[Given entries]

◆ ◆ ◆ ◆ ◆

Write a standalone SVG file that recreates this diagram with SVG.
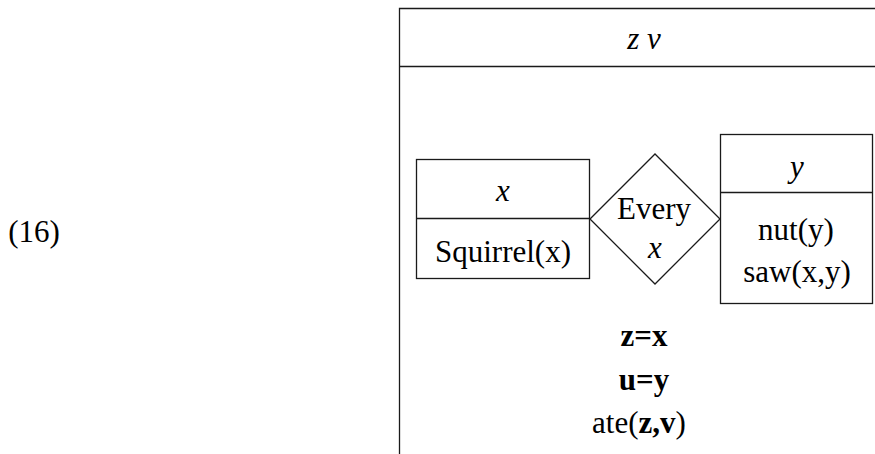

◆ ◆ ◆ ◆ ◆

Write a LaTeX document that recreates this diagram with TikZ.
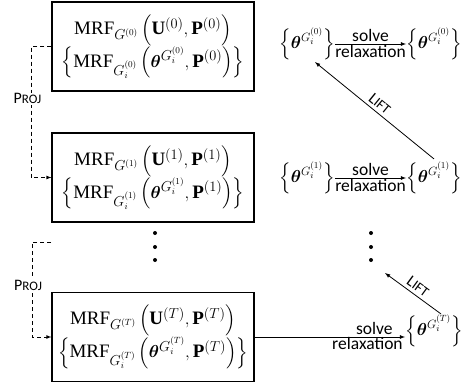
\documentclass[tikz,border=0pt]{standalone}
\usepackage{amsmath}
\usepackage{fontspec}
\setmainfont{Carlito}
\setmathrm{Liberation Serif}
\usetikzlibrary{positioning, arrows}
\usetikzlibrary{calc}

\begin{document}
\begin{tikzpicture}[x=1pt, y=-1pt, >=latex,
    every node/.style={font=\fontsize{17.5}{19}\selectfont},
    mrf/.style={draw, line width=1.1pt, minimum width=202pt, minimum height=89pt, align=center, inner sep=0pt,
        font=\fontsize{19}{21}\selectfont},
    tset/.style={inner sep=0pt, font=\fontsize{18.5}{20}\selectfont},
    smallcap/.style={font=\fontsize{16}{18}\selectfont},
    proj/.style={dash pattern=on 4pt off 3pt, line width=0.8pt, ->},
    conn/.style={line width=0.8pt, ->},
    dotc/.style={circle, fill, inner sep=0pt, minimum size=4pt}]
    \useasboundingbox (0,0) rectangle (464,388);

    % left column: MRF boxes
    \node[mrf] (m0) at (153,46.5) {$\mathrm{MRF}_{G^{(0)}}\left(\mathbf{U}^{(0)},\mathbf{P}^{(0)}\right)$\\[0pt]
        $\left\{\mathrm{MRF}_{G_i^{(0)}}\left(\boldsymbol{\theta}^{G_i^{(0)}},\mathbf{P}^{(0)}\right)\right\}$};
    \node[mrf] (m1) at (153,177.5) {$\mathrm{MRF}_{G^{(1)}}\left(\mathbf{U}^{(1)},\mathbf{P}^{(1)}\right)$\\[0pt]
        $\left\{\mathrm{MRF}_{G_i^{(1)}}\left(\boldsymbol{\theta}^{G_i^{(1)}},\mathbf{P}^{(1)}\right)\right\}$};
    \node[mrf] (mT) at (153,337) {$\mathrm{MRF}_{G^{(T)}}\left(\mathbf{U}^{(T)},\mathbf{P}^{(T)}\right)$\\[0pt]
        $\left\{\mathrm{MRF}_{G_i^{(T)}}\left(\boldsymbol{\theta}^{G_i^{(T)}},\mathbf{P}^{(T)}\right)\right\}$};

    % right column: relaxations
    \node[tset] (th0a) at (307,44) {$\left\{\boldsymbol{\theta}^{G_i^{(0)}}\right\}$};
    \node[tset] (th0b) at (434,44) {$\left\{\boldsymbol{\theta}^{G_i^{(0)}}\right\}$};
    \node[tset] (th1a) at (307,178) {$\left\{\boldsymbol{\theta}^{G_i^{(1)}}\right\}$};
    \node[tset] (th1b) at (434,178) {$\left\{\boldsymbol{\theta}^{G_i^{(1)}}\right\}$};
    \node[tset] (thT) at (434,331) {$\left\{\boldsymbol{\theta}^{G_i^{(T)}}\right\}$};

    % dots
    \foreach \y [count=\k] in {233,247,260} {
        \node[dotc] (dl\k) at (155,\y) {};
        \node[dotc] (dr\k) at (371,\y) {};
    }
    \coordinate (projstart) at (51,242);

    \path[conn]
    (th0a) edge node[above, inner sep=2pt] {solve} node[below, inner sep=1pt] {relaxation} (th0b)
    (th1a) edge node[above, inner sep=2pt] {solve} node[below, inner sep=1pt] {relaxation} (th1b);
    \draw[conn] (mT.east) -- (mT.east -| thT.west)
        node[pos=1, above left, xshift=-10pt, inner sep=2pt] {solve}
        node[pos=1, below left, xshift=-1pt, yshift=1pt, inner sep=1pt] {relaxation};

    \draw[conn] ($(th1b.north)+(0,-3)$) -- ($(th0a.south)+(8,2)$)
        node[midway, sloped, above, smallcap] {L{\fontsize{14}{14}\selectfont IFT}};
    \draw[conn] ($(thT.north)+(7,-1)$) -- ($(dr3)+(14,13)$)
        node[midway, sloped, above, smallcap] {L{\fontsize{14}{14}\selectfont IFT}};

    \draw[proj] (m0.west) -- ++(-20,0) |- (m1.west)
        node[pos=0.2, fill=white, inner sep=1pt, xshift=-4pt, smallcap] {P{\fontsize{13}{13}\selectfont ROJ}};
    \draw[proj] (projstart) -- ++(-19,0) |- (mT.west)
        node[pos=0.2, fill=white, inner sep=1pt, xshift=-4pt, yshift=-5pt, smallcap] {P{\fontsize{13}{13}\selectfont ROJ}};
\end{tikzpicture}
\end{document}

◆ ◆ ◆ ◆ ◆

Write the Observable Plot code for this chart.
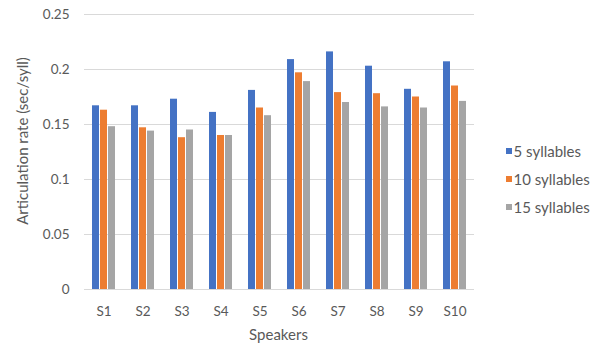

◆ ◆ ◆ ◆ ◆

[Work instructions] State how many lines in the records above contain the word "recreates", giving only the number.

[Solution for this problem] 2